Certains voient dans l’euthanasie une simplification des problèmes liés à la mort et voudraient la dépénaliser

au nom de la dignité des mourants. Mais ce courant se heurte à une tradition de respect de la vie bien ancrée

dans notre pays. Des membres de l’Association pour le droit de mourir dans la dignité déplorent que la

France soit si imprégnée «d’une morale catholique très profonde«. Il faudrait préciser ces mots, car l’on ne

peut qu’apprécier le respect de la vie enseigné par l’Eglise depuis toujours et se réjouir que les mentalités de

notre pays en aient été pénétrées. Au-delà des querelles qui ne manqueront pas de resurgir, il convient de

constater qu’aujourd’hui l’Eglise, comme les membres de l’association en question, cherche à sauvegarder la

dignité des personnes en toute circonstance y compris bien sûr au moment de leur mort. Il ne s’agit pas de

défendre la vie à n’importe quel prix, fût-ce au prix d’insoutenables souffrances.

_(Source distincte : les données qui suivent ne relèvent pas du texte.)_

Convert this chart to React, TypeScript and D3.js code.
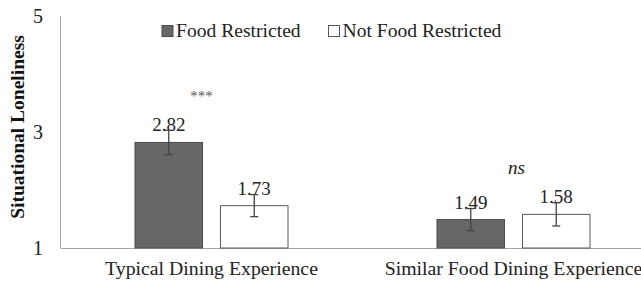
import React from "react";
import * as d3 from "d3";

const categories = ["Typical Dining Experience", "Similar Food Dining Experience"];
const seriesNames = ["Food Restricted", "Not Food Restricted"];
const foodRestricted = [2.82, 1.49];
const notFoodRestricted = [1.73, 1.58];
const foodRestrictedErr = [0.21, 0.19];
const notFoodRestrictedErr = [0.19, 0.2];
const significance = ["***", "ns"];
const yTicks = [1, 3, 5];

const W = 641;
const H = 283;
const FONT = "Liberation Serif, Tinos, Times New Roman, Times, serif";
const fills = ["#676767", "#ffffff"];
const strokes = ["#4a4a4a", "#5a5a5a"];

const App = () => {
  const y = d3.scaleLinear().domain([1, 5]).range([248, 16]);
  const x0 = d3.scaleBand().domain(categories).range([60.5, 664.5]).padding(0);
  const x1 = d3.scaleBand().domain(seriesNames).range([-76.5, 76.5]).paddingInner(0.21);

  const values = [foodRestricted, notFoodRestricted];
  const errs = [foodRestrictedErr, notFoodRestrictedErr];

  const bars = categories.flatMap((c, ci) =>
    seriesNames.map((s, si) => ({
      cat: c,
      series: s,
      si,
      value: values[si][ci],
      err: errs[si][ci],
      x: (x0(c) as number) + x0.bandwidth() / 2 + (x1(s) as number),
    }))
  );

  return (
    <svg width={W} height={H} style={{ position: "absolute", left: 0, top: 0, background: "#fff", fontFamily: FONT }}>
      {/* axes */}
      <line x1={60.5} x2={60.5} y1={y(5)} y2={y(1)} stroke="#a6a6a6" strokeWidth={1} />
      <line x1={60.5} x2={W} y1={y(1) + 0.5} y2={y(1) + 0.5} stroke="#a6a6a6" strokeWidth={1} />
      {yTicks.map((t) => (
        <text key={t} x={43} y={y(t)} dy="0.35em" textAnchor="end" fontSize={20} fill="#222" style={{ fontFamily: FONT }}>
          {t}
        </text>
      ))}
      <text
        transform={`translate(24, ${(y(5) + y(1)) / 2 - 5}) rotate(-90)`}
        textAnchor="middle"
        fontSize={19.5}
        fontWeight="bold"
        fill="#111"
        style={{ fontFamily: FONT }}
      >
        Situational Loneliness
      </text>

      {/* bars */}
      {bars.map((b, i) => (
        <g key={i}>
          <rect
            x={b.x}
            y={y(b.value)}
            width={x1.bandwidth()}
            height={y(1) - y(b.value)}
            fill={fills[b.si]}
            stroke={strokes[b.si]}
            strokeWidth={1}
          />
          <text
            x={b.x + x1.bandwidth() / 2}
            y={y(b.value) - 11}
            textAnchor="middle"
            fontSize={19}
            fill="#222"
            style={{ fontFamily: FONT }}
          >
            {b.value.toFixed(2)}
          </text>
          <g stroke="#444" strokeWidth={1.3}>
            <line
              x1={b.x + x1.bandwidth() / 2}
              x2={b.x + x1.bandwidth() / 2}
              y1={y(b.value + b.err)}
              y2={y(b.value - b.err)}
            />
            <line
              x1={b.x + x1.bandwidth() / 2 - 4}
              x2={b.x + x1.bandwidth() / 2 + 4}
              y1={y(b.value + b.err)}
              y2={y(b.value + b.err)}
            />
            <line
              x1={b.x + x1.bandwidth() / 2 - 4}
              x2={b.x + x1.bandwidth() / 2 + 4}
              y1={y(b.value - b.err)}
              y2={y(b.value - b.err)}
            />
          </g>
        </g>
      ))}

      {/* significance */}
      {categories.map((c, ci) => {
        const top = d3.max(values.map((v, si) => v[ci] + errs[si][ci])) as number;
        const cx = (x0(c) as number) + x0.bandwidth() / 2;
        return (
          <text
            key={c}
            x={cx + (ci === 0 ? -10 : 3)}
            y={y(top) - 35}
            dy="0.35em"
            textAnchor="middle"
            fontSize={ci === 0 ? 15 : 19}
            fontStyle={ci === 0 ? "normal" : "italic"}
            fill={ci === 0 ? "#555" : "#222"}
            style={{ fontFamily: FONT }}
          >
            {significance[ci]}
          </text>
        );
      })}

      {/* category labels */}
      {categories.map((c) => (
        <text
          key={c}
          x={(x0(c) as number) + x0.bandwidth() / 2}
          y={275}
          textAnchor="middle"
          fontSize={19.8}
          fill="#222"
          style={{ fontFamily: FONT }}
        >
          {c}
        </text>
      ))}

      {/* legend */}
      {seriesNames.map((s, si) => {
        const lx = si === 0 ? 162 : 328.5;
        return (
          <g key={s}>
            <rect x={lx} y={25.5} width={11} height={11} fill={fills[si]} stroke={strokes[si]} strokeWidth={1} />
            <text x={lx + 14} y={37} fontSize={19.6} fill="#222" style={{ fontFamily: FONT }}>
              {s}
            </text>
          </g>
        );
      })}
    </svg>
  );
};

export default App;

Faut-il pour autant ouvrir la porte à l’euthanasie ? Quelqu’un a dit ces jours-ci que l’euthanasie était une

mauvaise réponse à une vraie question. Mauvaise réponse, parce que cela risque de ruiner la confiance que le

patient et sa famille accordent aux médecins. Mauvaise réponse, parce que cela risque aussi de

déresponsabiliser et de décourager les proches et les personnels médicaux qui ont à affronter des situations

terriblement traumatisantes et qui peuvent être tentés de les esquiver ainsi. Mauvaise réponse, parce que nul

n’a le droit de décider à quel moment il faut activement mettre fin à une vie. En effet, certains malades

réclamant la mort au milieu de leurs souffrances, ne la demandant plus lorsqu’ils sont soulagés.

se lancer dans l’acceptation de l’euthanasie active sous la pression de l’événement et de l’émotion, pour

l’instaurer et légiférer, ne semble pas raisonnable, car une telle question ne concernent que des cas

particuliers et spécifiques.

Par contre, il est bien évident que l’acharnement thérapeutique n’est pas acceptable à partir du moment où il

prolonge inutilement des souffrances. Que les traitements soient interrompus est alors évidemment normal à

condition, bien sûr, que les soins d’accompagnement ultimes soient poursuivis.

Il ne s’agit plus d’euthanasie, c’est à dire de donner la mort, mais de constater l’impuissance de nos moyens.

Il s’agit alors d’une décision qui relève de la compétence, de la responsabilité, de la conscience des médecins,

décision qui ne doit pas pouvoir être arrêtée par une seule personne. A cette décision, aucune loi ne pourra se

substituer.

Nous évacuons la mort, pourtant accidents multipliés dans nos sociétés mécanisées, morts par épidémies,

guerres, famines dans de nombreux pays pauvres, nous la rappellent chaque jour. Comment faire face à sa

mort ? Comment faire face à la mort de ses proches ? Le drame restera toujours entier.

La souffrance doit être atténuée le plus possible, la dignité toujours respectée. De toute manière, devant cette

réalité, nous sommes contraints à beaucoup de modestie et d’humilité, nous sommes appelés aussi et surtout à

beaucoup d’amour.

F.R. HUTIN, Editorial d’Ouest-France du 29 juillet 1998.